The Punishment for Defiance
Even when they realize they did the wrong thing, and should have entered Canaan when God wanted them to, the Israelites do not apologize and wait for God’s next instruction. Instead, they try to erase their bad behavior by staging a replay in order to trigger God into rescind the 40-year delay. And when Moses, God’s prophet, warns them that they have lost God’s support, they defy him and keep going. They are punished for their defiance.
Then the narrative is interrupted for some rules about offerings to God, including the offerings people should make if they discover they have inadvertently failed to obey anything of God’s commands. Next comes a statement about deliberately disobeying a divine command.
But the soul, native or immigrant, who acts with a high hand, it is reviling God. And that soul, nikhretah from among its people. Because it has held in contempt the word of God and broken [God’s] command, hicareit ticareit; that soul’s sin is in it. (Numbers 15:30-31)
nikhretah (נִכְרְתָה) = it is cut down, cut off, eliminated. (A form of the verb karat, כָּרַת = cut off, cut down.)
hicareit ticareit (הִכָּרֵת תִּכָּרֵת) = it must definitely be cut down, cut off, eliminated. (An infinite absolute form of the verb karat.)
Immediately after this comes the example of the man collecting wood on Shabbat.
The implication is that the wood collector knows what day it is, and is deliberately defying the commandment not to work on Shabbat.

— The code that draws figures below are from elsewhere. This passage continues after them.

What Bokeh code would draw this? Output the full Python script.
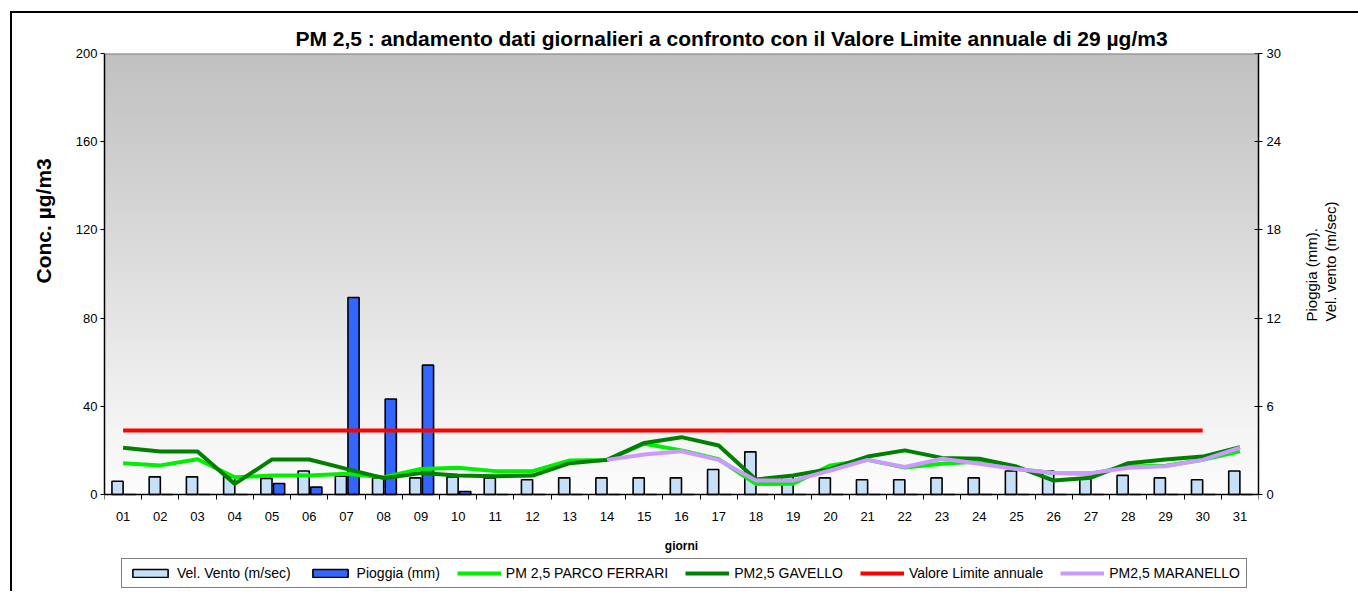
import math
import numpy as np
from bokeh.plotting import figure
from bokeh.models import (Range1d, LinearAxis, FixedTicker, Legend, LegendItem,
                          ColumnDataSource, Title, Span)
from bokeh.transform import dodge
from bokeh.core.properties import value
from bokeh.embed import file_html
from bokeh.resources import INLINE

nan = float("nan")

# ---------------- data ----------------
day_labels = ["01", "02", "03", "04", "05", "06", "07", "08", "09", "10",
              "11", "12", "13", "14", "15", "16", "17", "18", "19", "20",
              "21", "22", "23", "24", "25", "26", "27", "28", "29", "30", "31"]

vel_vento = [0.9, 1.2, 1.2, 1.2, 1.1, 1.6, 1.25, 1.13, 1.13, 1.2,
             1.13, 1.0, 1.13, 1.13, 1.13, 1.13, 1.7, 2.9, 1.25, 1.13,
             1.0, 1.0, 1.13, 1.13, 1.6, 1.6, 1.13, 1.3, 1.13, 1.0, 1.6]

pioggia = [0, 0, 0, 0, 0.75, 0.5, 13.4, 6.5, 8.8, 0.2,
           0, 0, 0, 0, 0, 0, 0, 0, 0, 0,
           0, 0, 0, 0, 0, 0, 0, 0, 0, 0, 0]

pm25_parco_ferrari = [14.2, 13.2, 16.0, 7.8, 8.6, 8.6, 9.4, 7.8, 11.6, 12.1,
                      10.6, 10.6, 15.4, 15.7, 23.0, 20.0, 16.0, 4.8, 4.9, 13.2,
                      15.7, 12.2, 13.9, 15.0, 11.6, 9.7, 9.4, 12.7, 13.0, 15.7, 19.6]

pm25_gavello = [21.2, 19.5, 19.5, 4.8, 15.9, 15.9, 11.6, 7.4, 9.7, 8.6,
                8.3, 8.6, 14.2, 15.7, 23.4, 26.0, 22.2, 6.8, 8.6, 11.6,
                17.2, 20.0, 16.6, 16.2, 12.7, 6.3, 7.6, 14.2, 15.9, 17.2, 21.5]

pm25_maranello = [nan, nan, nan, nan, nan, nan, nan, nan, nan, nan,
                  nan, nan, nan, 15.7, 18.1, 19.6, 15.7, 6.3, 6.3, 10.9,
                  15.7, 12.5, 16.2, 13.9, 11.6, 9.7, 9.7, 12.1, 12.8, 15.7, 21.2]

valore_limite = [29, 29, 29, 29, 29, 29, 29, 29, 29, 29,
                 29, 29, 29, 29, 29, 29, 29, 29, 29, 29,
                 29, 29, 29, 29, 29, 29, 29, 29, 29, 29, nan]

left_ticks = [0, 40, 80, 120, 160, 200]
right_ticks = [0, 6, 12, 18, 24, 30]

# ---------------- layout constants (pixels) ----------------
PLOT_H = 441          # height of the data area (0..200)
EXTRA_H = 95          # room under the data area for day labels / legend
FRAME_H = PLOT_H + EXTRA_H
L_MAX, R_MAX = 200.0, 30.0
l_bottom = -L_MAX * EXTRA_H / PLOT_H
r_bottom = -R_MAX * EXTRA_H / PLOT_H

x = list(range(1, len(day_labels) + 1))
src = ColumnDataSource(dict(x=x, vento=vel_vento, pioggia=pioggia))

FONT = "Liberation Sans"

p = figure(frame_width=1154, frame_height=FRAME_H, output_backend="svg", toolbar_location=None,
           x_range=Range1d(0.5, len(day_labels) + 0.5), y_range=Range1d(l_bottom, L_MAX),
           min_border_left=88, min_border_right=96, min_border_top=40,
           min_border_bottom=2, x_axis_location=None, y_axis_location=None)
p.margin = (11, 0, 0, 10)
p.styles = {"border-top": "2px solid black", "border-left": "2px solid black",
            "border-right": "2px solid black"}
p.extra_y_ranges = {"right": Range1d(r_bottom, R_MAX)}
p.background_fill_color = "white"
p.border_fill_color = "white"
p.outline_line_color = None

# gradient plot background (grey at top -> white at bottom), nested bands
nb = 120
tops = np.linspace(L_MAX, 0, nb, endpoint=False)
cols = []
for t in tops:
    f = t / L_MAX
    g = int(round(253 - (253 - 192) * f))
    cols.append("#%02x%02x%02x" % (g, g, g))
p.quad(left=0.5, right=len(day_labels) + 0.5, bottom=0, top=tops,
       fill_color=cols, line_color=None)
p.add_layout(Span(location=L_MAX, dimension="width", line_color="#808080", line_width=2))

# title
p.title.text = "PM 2,5 : andamento dati giornalieri a confronto con il Valore Limite annuale  di  29 µg/m3"
p.title.text_font = FONT
p.title.text_font_size = "21px"
p.title.text_font_style = "bold"
p.title.text_color = "black"
p.title.align = "left"
p.title.offset = 191
p.title.standoff = 7

# x axis drawn at value 0
xax = LinearAxis(ticker=FixedTicker(ticks=x, minor_ticks=[v - 0.5 for v in x] + [x[-1] + 0.5]),
                 fixed_location=0)
xax.major_label_overrides = {v: lab for v, lab in zip(x, day_labels)}
xax.major_tick_line_color = None
xax.major_tick_out = 5
xax.minor_tick_in = 0
xax.minor_tick_out = 5
xax.minor_tick_line_color = "black"
xax.minor_tick_line_width = 1
xax.axis_line_color = "black"
xax.axis_line_width = 1.5
xax.major_label_standoff = 12
xax.major_label_text_font = FONT
xax.major_label_text_font_size = "13px"
xax.major_label_text_color = "black"
p.add_layout(xax, "below")

# x axis title (51 px under the zero line)
p.text(x=[(x[0] + x[-1]) / 2], y=[l_bottom * 51 / EXTRA_H], text=["giorni"],
       text_align="center", text_baseline="middle", text_font=value(FONT),
       text_font_size="12px", text_font_style="bold", text_color="black")

yl = LinearAxis(ticker=FixedTicker(ticks=left_ticks), bounds=(0, L_MAX))
yl.major_tick_in = 0
yl.major_tick_out = 4
yl.minor_tick_line_color = None
yl.axis_line_width = 1.5
yl.major_label_standoff = 3
yl.major_label_text_font = FONT
yl.major_label_text_font_size = "13px"
yl.major_label_text_color = "black"
p.add_layout(yl, "left")

left_title = Title(text="Conc. µg/m3", align="left", offset=EXTRA_H + 211, standoff=35,
                   text_font=FONT, text_font_size="21px", text_font_style="bold",
                   text_color="black")
p.add_layout(left_title, "left")

yr = LinearAxis(y_range_name="right", ticker=FixedTicker(ticks=right_ticks), bounds=(0, R_MAX))
yr.major_tick_in = 4
yr.major_tick_out = 4
yr.minor_tick_line_color = None
yr.axis_line_width = 1.5
yr.major_label_standoff = 4
yr.major_label_text_font = FONT
yr.major_label_text_font_size = "13px"
yr.major_label_text_color = "black"
yr.axis_label = "Pioggia (mm).\nVel. vento (m/sec)"
yr.axis_label_text_font = FONT
yr.axis_label_text_font_size = "15px"
yr.axis_label_text_font_style = "normal"
yr.axis_label_text_color = "black"
yr.axis_label_text_line_height = 1.1
yr.axis_label_standoff = 37
try:
    yr.axis_label_orientation = math.pi / 2
except Exception:
    pass
p.add_layout(yr, "right")

p.ygrid.ticker = FixedTicker(ticks=left_ticks[1:-1])
p.ygrid.grid_line_color = "black"
p.ygrid.grid_line_width = 1
p.xgrid.grid_line_color = None

# bars (right axis)
r_vento = p.vbar(x=dodge("x", -0.15, range=p.x_range), top="vento", width=0.30, source=src,
                 y_range_name="right", fill_color="#c6e0fa", line_color="black",
                 line_width=1.6)
r_pioggia = p.vbar(x=dodge("x", 0.19, range=p.x_range), top="pioggia", width=0.30, source=src,
                   y_range_name="right", fill_color="#3366ff", line_color="black",
                   line_width=1.6)

# lines (left axis)
r_pf = p.line(x, pm25_parco_ferrari, line_color="#00ee00", line_width=4, line_join="round")
r_gav = p.line(x, pm25_gavello, line_color="#008000", line_width=4, line_join="round")
r_lim = p.line(x, valore_limite, line_color="#ff0000", line_width=4)
r_mar = p.line(x, pm25_maranello, line_color="#cc99ff", line_width=4, line_join="round")

legend = Legend(items=[
    LegendItem(label="Vel. Vento (m/sec)", renderers=[r_vento]),
    LegendItem(label="Pioggia (mm)", renderers=[r_pioggia]),
    LegendItem(label="PM 2,5 PARCO FERRARI", renderers=[r_pf]),
    LegendItem(label="PM2,5 GAVELLO", renderers=[r_gav]),
    LegendItem(label="Valore Limite annuale", renderers=[r_lim]),
    LegendItem(label="PM2,5 MARANELLO", renderers=[r_mar]),
], orientation="horizontal", location=(17, 1))
legend.label_text_font = FONT
legend.label_text_font_size = "14px"
legend.label_text_color = "black"
legend.glyph_width = 44
legend.glyph_height = 10
legend.label_standoff = 5
legend.spacing = 17
legend.padding = 6
legend.margin = 0
legend.border_line_color = "black"
legend.border_line_width = 1.5
legend.background_fill_color = "white"
legend.background_fill_alpha = 1
p.add_layout(legend, "center")

open("out.html", "w").write(file_html(p, INLINE))
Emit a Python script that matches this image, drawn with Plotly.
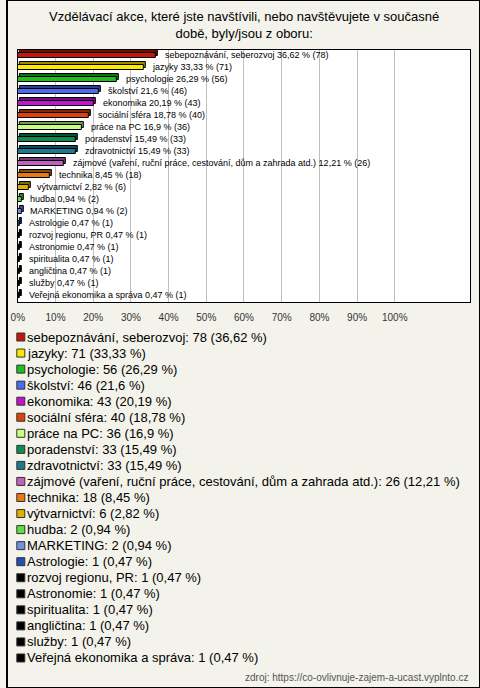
import plotly.graph_objects as go

categories = [
    "sebepoznávání, seberozvoj", "jazyky", "psychologie", "školství", "ekonomika",
    "sociální sféra", "práce na PC", "poradenství", "zdravotnictví",
    "zájmové (vaření, ruční práce, cestování, dům a zahrada atd.)", "technika",
    "výtvarnictví", "hudba", "MARKETING", "Astrologie", "rozvoj regionu, PR",
    "Astronomie", "spiritualita", "angličtina", "služby", "Veřejná ekonomika a správa",
]
counts = [78, 71, 56, 46, 43, 40, 36, 33, 33, 26, 18, 6, 2, 2, 1, 1, 1, 1, 1, 1, 1]
percents = [36.62, 33.33, 26.29, 21.6, 20.19, 18.78, 16.9, 15.49, 15.49, 12.21, 8.45,
            2.82, 0.94, 0.94, 0.47, 0.47, 0.47, 0.47, 0.47, 0.47, 0.47]
percent_labels = ["36,62", "33,33", "26,29", "21,6", "20,19", "18,78", "16,9", "15,49",
                  "15,49", "12,21", "8,45", "2,82", "0,94", "0,94", "0,47", "0,47",
                  "0,47", "0,47", "0,47", "0,47", "0,47"]
colors = ["#c0180c", "#ffe800", "#1ebe1e", "#4a6cf0", "#c014d2", "#e0400e", "#c8ff82",
          "#108c50", "#1e7890", "#c060c0", "#e87814", "#e0b000", "#60e040", "#7090e0",
          "#2050b0", "#000000", "#000000", "#000000", "#000000", "#000000", "#000000"]
tick_values = [0, 10, 20, 30, 40, 50, 60, 70, 80, 90, 100]
tick_labels = [f"{v}%" for v in tick_values]

title_text = ("Vzdělávací akce, které jste navštívili, nebo navštěvujete v současné<br>"
              "době, byly/jsou z oboru:")
source_text = "zdroj: https://co-ovlivnuje-zajem-a-ucast.vyplnto.cz"

W, H = 480, 688
FONT = "Liberation Sans, Arial, sans-serif"
BG = "#f3f3eb"


def darker(hexc, f=0.6):
    hexc = hexc.lstrip("#")
    r, g, b = (int(hexc[i:i + 2], 16) for i in (0, 2, 4))
    return "#%02x%02x%02x" % (int(r * f), int(g * f), int(b * f))


n = len(categories)
idx = list(range(n))

fig = go.Figure()

# back (3D) face
fig.add_trace(go.Bar(
    x=percents, y=[i - 0.17 for i in idx], base=[0.55] * n, orientation="h",
    width=0.42, marker=dict(color=[darker(c) for c in colors],
                            line=dict(color="#000000", width=1)),
    hoverinfo="skip", showlegend=False, xaxis="x", yaxis="y",
))
# front face
fig.add_trace(go.Bar(
    x=percents, y=idx, orientation="h", width=0.42,
    marker=dict(color=colors, line=dict(color="#000000", width=1)),
    customdata=counts, hovertemplate="%{x}%<extra></extra>",
    showlegend=False, xaxis="x", yaxis="y",
))

# legend drawn as a second subplot
legend_text = [f"{c}: {k} ({p} %)" for c, k, p in zip(categories, counts, percent_labels)]
fig.add_trace(go.Scatter(
    x=[14] * n, y=idx, mode="markers",
    marker=dict(symbol="square", size=8, color=colors, line=dict(color="#333333", width=1)),
    cliponaxis=False, hoverinfo="skip", showlegend=False, xaxis="x2", yaxis="y2",
))

annotations = []
for i, (c, k, p) in enumerate(zip(categories, counts, percent_labels)):
    annotations.append(dict(
        x=percents[i], y=i, xref="x", yref="y", xanchor="left", yanchor="middle",
        xshift=7, text=f"{c} {p} % ({k})", showarrow=False,
        font=dict(family=FONT, size=9, color="#000000"),
    ))
for i, t in enumerate(legend_text):
    annotations.append(dict(
        x=18, y=i, xref="x2", yref="y2", xanchor="left", yanchor="middle",
        text=t, showarrow=False, font=dict(family=FONT, size=13, color="#000000"),
    ))
annotations.append(dict(
    x=0.5, y=1 - 25 / H, xref="paper", yref="paper", xanchor="center", yanchor="middle",
    text=title_text, showarrow=False, font=dict(family=FONT, size=13, color="#000000"),
))
annotations.append(dict(
    x=470 / W, y=1 - 677 / H, xref="paper", yref="paper", xanchor="right", yanchor="middle",
    text=source_text, showarrow=False, font=dict(family=FONT, size=10, color="#555555"),
))

shapes = [
    dict(type="rect", xref="x domain", yref="y domain", x0=0, x1=1, y0=0, y1=1,
         fillcolor="#ffffff", line=dict(width=0), layer="below"),
    dict(type="rect", xref="paper", yref="paper", x0=0, x1=1, y0=0, y1=1,
         line=dict(color="#000000", width=2), fillcolor="rgba(0,0,0,0)"),
]

fig.update_layout(
    width=W, height=H, autosize=False,
    margin=dict(l=0, r=0, t=0, b=0),
    paper_bgcolor=BG, plot_bgcolor=BG,
    barmode="overlay", bargap=0,
    font=dict(family=FONT, color="#000000"),
    xaxis=dict(domain=[11 / W, 470 / W], range=[0, 120], tickvals=tick_values,
               ticktext=tick_labels, showgrid=True, gridcolor="#c0c0c0", gridwidth=1,
               zeroline=False, showline=True, mirror=True, linecolor="#000000",
               linewidth=1, ticks="", ticklabelstandoff=6,
               tickfont=dict(family=FONT, size=10, color="#333333"),
               anchor="y", fixedrange=True),
    yaxis=dict(domain=[1 - 302 / H, 1 - 50 / H], range=[n - 0.42, -0.42],
               showticklabels=False, showgrid=False, zeroline=False, showline=True,
               mirror=True, linecolor="#000000", linewidth=1, ticks="", anchor="x",
               fixedrange=True),
    xaxis2=dict(domain=[0, 1], range=[0, W], visible=False, anchor="y2", fixedrange=True),
    yaxis2=dict(domain=[1 - 666 / H, 1 - 329 / H], range=[n - 0.5, -0.5], visible=False,
                anchor="x2", fixedrange=True),
    annotations=annotations,
    shapes=shapes,
)

fig.write_html(
    "out.html",
    config={"displayModeBar": False},
    post_script="document.body.style.margin='0';document.body.style.overflow='hidden';",
)
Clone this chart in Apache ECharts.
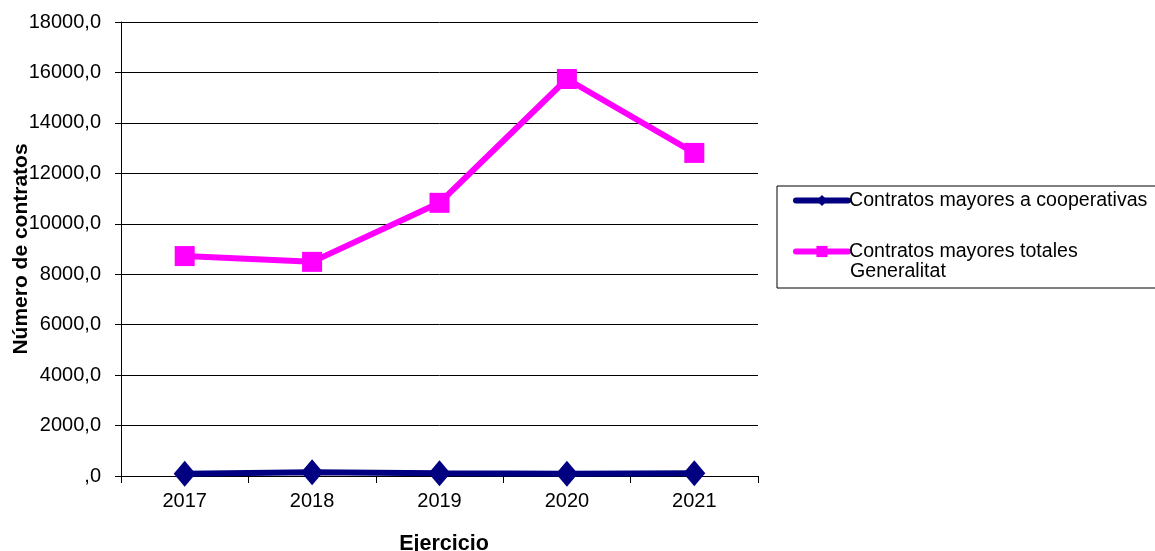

Therefore he deserves the punishment of being karat.
But it is not clear whether he should be cut off from the community through shunning or exile, or cut down by execution. So the people place him in custody, and God tells Moses that the sentence is death by stoning.
Rest on Shabbat, or die!
I am not surprised that the Talmudic rabbis spent a lot of time figuring out what counts as the kind of work that is prohibited on Shabbat.3 They arrived at a definitive list of 39 categories of forbidden work, and ever since then rabbis have been determining whether a new activity (usually enabled by new technology) falls into one of those categories.
We do not know whether anyone was actually executed for working on Shabbat. According to source criticism, the story of the wood collector appears to be inserted by the P source, and may express a Levitical ideal rather than a reality. But members of strictly observant Jewish communities can still be shunned for disobeying the commandment about Shabbat, and in that sense they are cut off, though not cut down.
I am more interested in the spirit than the letter of the law. Shabbat is supposed to be a day of rest, and also, since the last temple fell in 70 C.E., a day of prayer and pleasure in God’s creation. Besides attending services, reading Torah, and taking a nap, Jews are encouraged to enjoy candlelight, wine, good food, and sex with one’s spouse on Shabbat.
Among the activities the Talmud identifies as prohibited on Shabbat are writing, and doing anything agricultural. Yet what if I am inspired with new insights when I am reading prayers or Torah, and I want to take notes so I will not forget them? Or what if weeding my garden is, for me, a peaceful and meditative break from work that fills me with appreciation for God’ creation?
What if I have no intention of defying God when I go off by myself to engage in the meditative activity of collecting sticks?
- Numbers 13:17-20.
- Numbers 13:28.
- The 39 categories are listed in Mishnah Shabbat, circa 200 C.E., based on the activities the Israelites did to build the sanctuary for God in Exodus 31. Talmud Yerushalmi, Yoma 8, exempted activities necessary to save a person’s life even if they would otherwise be forbidden on Shabbat.